То, что на ум лезли прошлые события, старик объяснял приближением смерти. Он вспоминал, что мать его незадолго до кончины переселилась мыслями в мир смерти.

— Так вот и я, — огорчался старый Джон. — А почему — не знаю. Все равно — что срезанные ногти подбирать и беречь, что старое помнить. Было — и нет, а раз нет, то и не было.

Были, однако, позади, в ушедшем времени, счастливые денечки. Сам Джордж Меллор был другом Джона. Немало железных позвонков хрустнуло под беспощадными их кулаками. На совести старого Джона много изуродованных лоснящихся скелетов железных демонов. Но переменились времена. Переменились понятия о рабочей доблести и чести. Старый Джон заметил это лишь в последнее десятилетие. Рабочие не только примирились с машинами, но и полюбили их. Вилли Бринтер любовно рассказывал о движимой паром сушильной машине для пряжи, которую обслуживал.

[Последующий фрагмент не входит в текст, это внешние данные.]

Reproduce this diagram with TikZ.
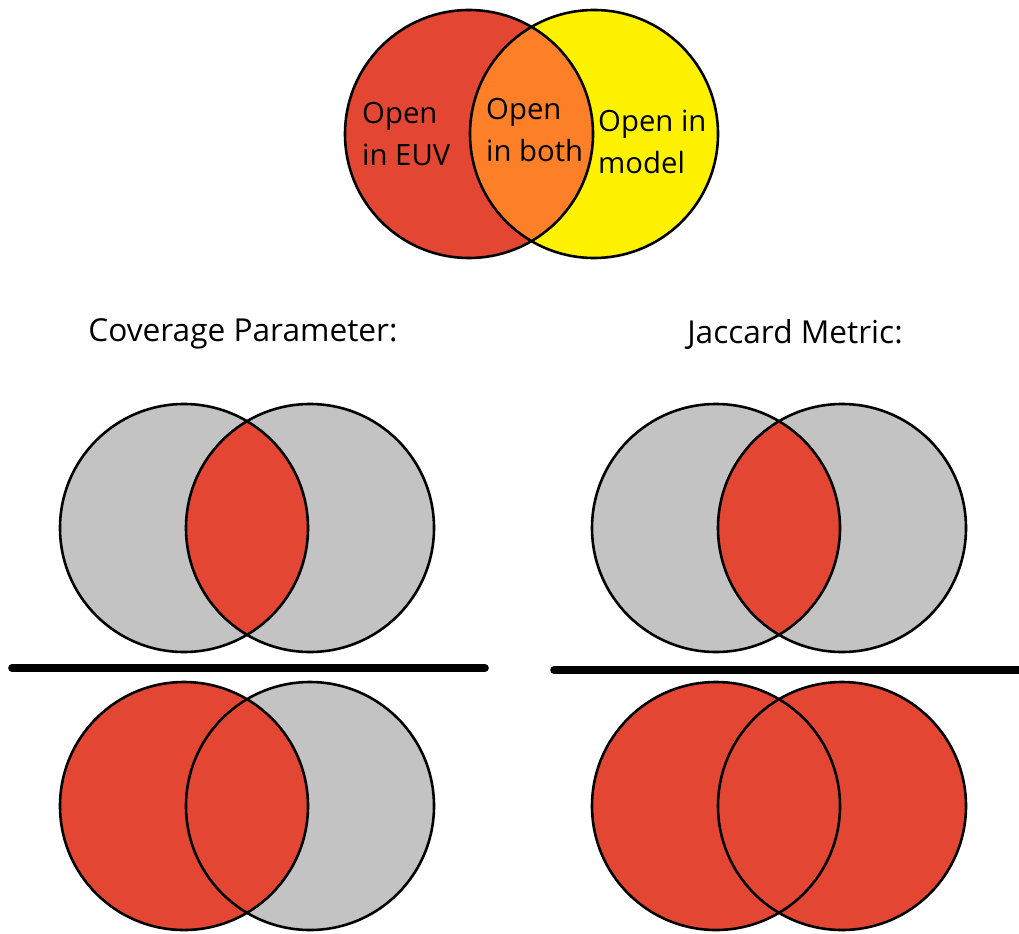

Мать Вилли была деревенской портнихой. Он мечтал сам сконструировать железный швейный аппарат. Он часто чертил на стене желанную машину. Его план заключался в устройстве челнока наподобие прядильных станков. Нередко юноша делился надеждой с Джоном.

— Такая машина, — говорил он мечтательно, — сможет сделать пятьдесят стежков в минуту, а может быть, будет шить беспрерывно.

Другие времена.

Джон не осмеливался более признаваться в том, что он был когда-то приверженцем неукротимого Джорджа Меллора.

Протяжно, настойчиво загудел первый фабричный гудок. Ему мгновенно ответил другой. Гудки разбудили людей. Ежась от сырого холода, пролезающего в щели стен и окон, рабочие лениво прислушивались к знакомым голосам фабричных труб. И каждый невольно думал о том, как глухо, пусто, мрачно утро без этого обещающего зова, как страшно было бы пробуждение, если бы гудки не возвестили, что сегодня есть работа.

Старый Джон угадал — маленькая Энн проснулась раньше других и пронзительно заорала. Так начался день в большом сарае с двумя окнами возле Буль-Ринга. Обитатели углов вылезли из-под тряпья, курток, рваных одеял. Грудная Энн неистовствовала, требуя молока. Молока не было. Мать сунула ребенку кусок хлеба, обмакнув его в пиво. Энн выплюнула жвачку. Лицо ее, как синяк, стало из желтого багровым и наконец фиолетовым. Ребенок корчился и давился криком.